Type <return> to continue.
 ...                                              

l.52 \makemark{8}
                 \makelipsum{4}\par

LaTeX does not know anything more about this error, sorry.

Try typing <return> to proceed.
If that doesn't work, type X <return> to quit.

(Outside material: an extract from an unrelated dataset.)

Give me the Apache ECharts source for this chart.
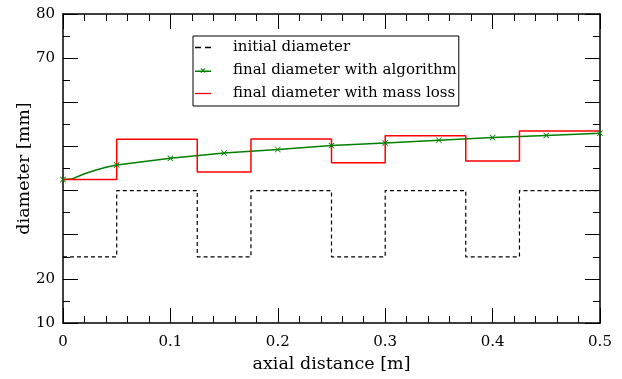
<!DOCTYPE html>
<html>
<head>
<meta charset="utf-8">
<script src="https://cdn.jsdelivr.net/npm/echarts@6/dist/echarts.min.js"></script>
<style>
  html, body { margin: 0; padding: 0; background: #fff; }
  #chart { width: 622px; height: 379px; }
</style>
</head>
<body>
<div id="chart"></div>
<script>
// step edges along the axis (m)
const stepEdges = [0, 0.05, 0.125, 0.175, 0.25, 0.3, 0.375, 0.425, 0.5];
// diameters on each step (mm)
const initialLevels = [25, 40, 25, 40, 25, 40, 25, 40];
const massLossLevels = [42.5, 51.6, 44.2, 51.7, 46.3, 52.4, 46.7, 53.5];
// algorithm curve
const algX = [0, 0.008, 0.015, 0.02, 0.03, 0.04, 0.05, 0.1, 0.15, 0.2, 0.25, 0.3, 0.35, 0.4, 0.45, 0.5];
const algY = [42.5, 42.6, 43.3, 43.8, 44.6, 45.3, 45.8, 47.3, 48.5, 49.3, 50.2, 50.8, 51.4, 52.0, 52.5, 53.0];
const markerX = [0, 0.05, 0.1, 0.15, 0.2, 0.25, 0.3, 0.35, 0.4, 0.45, 0.5];
// tick labels shown on the y axis
const yTickLabels = [10, 20, 70, 80];

const seriesNames = ['initial diameter', 'final diameter with algorithm', 'final diameter with mass loss'];

const font = 'DejaVu Serif';
const crossPath = 'path://M0,1 L1,0 L5,4 L9,0 L10,1 L6,5 L10,9 L9,10 L5,6 L1,10 L0,9 L4,5 Z';

// legend icons: dashed line, line with cross, plain line
const iconDash = 'path://M0,0h6v1.3h-6z M10,0h6v1.3h-6z';
const iconCross = 'path://M0,3.4h16v1.3h-16z M5.5,1.5l0.7,-0.7l1.8,1.8l1.8,-1.8l0.7,0.7l-1.8,1.8l1.8,1.8l-0.7,0.7l-1.8,-1.8l-1.8,1.8l-0.7,-0.7l1.8,-1.8z';
const iconLine = 'path://M0,0h16v1.3h-16z';

// step data: one point per edge, last level repeated at the end
const toSteps = (levels) => {
  const d = levels.map((v, i) => [stepEdges[i], v]);
  d.push([stepEdges[stepEdges.length - 1], levels[levels.length - 1]]);
  return d;
};

const algData = algX.map((x, i) => {
  const item = {value: [x, algY[i]]};
  if (!markerX.includes(x)) item.symbol = 'none';
  return item;
});

const axisCommon = {
  axisLine: {show: true, onZero: false, lineStyle: {color: '#000', width: 1.5}},
  axisTick: {show: true, inside: true, length: 15, lineStyle: {color: '#000', width: 1}},
  minorTick: {show: true, length: 7, lineStyle: {color: '#000', width: 1}},
  splitLine: {show: false}
};

const xBase = Object.assign({type: 'value', min: 0, max: 0.5, interval: 0.1}, axisCommon);
xBase.minorTick = Object.assign({splitNumber: 5}, axisCommon.minorTick);
const yBase = Object.assign({type: 'value', min: 10, max: 80, interval: 10}, axisCommon);
yBase.minorTick = Object.assign({splitNumber: 2}, axisCommon.minorTick);

const chart = echarts.init(document.getElementById('chart'));
chart.setOption({
  animation: false,
  grid: {left: 63, right: 22, top: 14, bottom: 56},
  legend: {
    data: [
      {name: seriesNames[0], icon: iconDash},
      {name: seriesNames[1], icon: iconCross},
      {name: seriesNames[2], icon: iconLine}
    ],
    orient: 'vertical',
    left: 193,
    top: 36,
    padding: [4, 2, 5, 2],
    borderColor: '#000',
    borderWidth: 1,
    backgroundColor: '#fff',
    itemWidth: 16,
    itemHeight: 14,
    itemGap: 8,
    textStyle: {fontFamily: font, fontSize: 15, color: '#000', padding: [0, 0, 0, 17]}
  },
  xAxis: [
    Object.assign({}, xBase, {
      position: 'bottom',
      name: 'axial distance [m]',
      nameLocation: 'middle',
      nameGap: 32,
      nameMoveOverlap: false,
      nameTextStyle: {fontFamily: font, fontSize: 17.5, color: '#000'},
      axisLabel: {fontFamily: font, fontSize: 15, color: '#000', margin: 12}
    }),
    Object.assign({}, xBase, {position: 'top', axisLabel: {show: false}})
  ],
  yAxis: [
    Object.assign({}, yBase, {
      position: 'left',
      name: 'diameter [mm]',
      nameLocation: 'middle',
      nameGap: 30,
      nameMoveOverlap: false,
      nameTextStyle: {fontFamily: font, fontSize: 17.5, color: '#000'},
      axisLabel: {
        fontFamily: font, fontSize: 15, color: '#000', margin: 8,
        formatter: (v) => (yTickLabels.includes(v) ? String(v) : '')
      }
    }),
    Object.assign({}, yBase, {position: 'right', axisLabel: {show: false}})
  ],
  series: [
    {
      name: seriesNames[0],
      type: 'line',
      step: 'end',
      data: toSteps(initialLevels),
      symbol: 'none',
      lineStyle: {color: '#000', width: 1.2, type: [4, 3]},
      itemStyle: {color: '#000'}
    },
    {
      name: seriesNames[1],
      type: 'line',
      data: algData,
      symbol: crossPath,
      symbolSize: 6,
      z: 3,
      lineStyle: {color: '#008000', width: 1.5},
      itemStyle: {color: '#008000'}
    },
    {
      name: seriesNames[2],
      type: 'line',
      step: 'end',
      data: toSteps(massLossLevels),
      symbol: 'none',
      lineStyle: {color: '#ff0000', width: 1.5},
      itemStyle: {color: '#ff0000'}
    }
  ]
});
</script>
</body>
</html>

Package tagpdf Warning: tag  is not known
u-fischer commented 3 weeks ago

The problem is this here

\tag_mc_begin:n { tag=Lbl }
  \makebox[0em][r]{\hyperlink{myanchor}{\textsuperscript{#1}}}
 \tag_mc_end:

You are issuing the mc-begin command in vmode. I'm not sure yet, if tagpdf could/should catch this case, but generally it is not a good idea to put whatsits there (a hyperref anchor would e.g. probably end on the wrong page. So either put the mc-commands inside the box, or add a \leavevmode before the \tag_mc_begin:n.

gusbrs commented 3 weeks ago

@u-fischer Thank you very much for taking a look at this.

As usual, spot on. :wink:

I followed your suggestion and added \mode_leave_vertical: before starting the note in case of no list environment. Given the handling of the different cases, it seemed the best option. As far as I can tell, it's all looking good now. Thank you!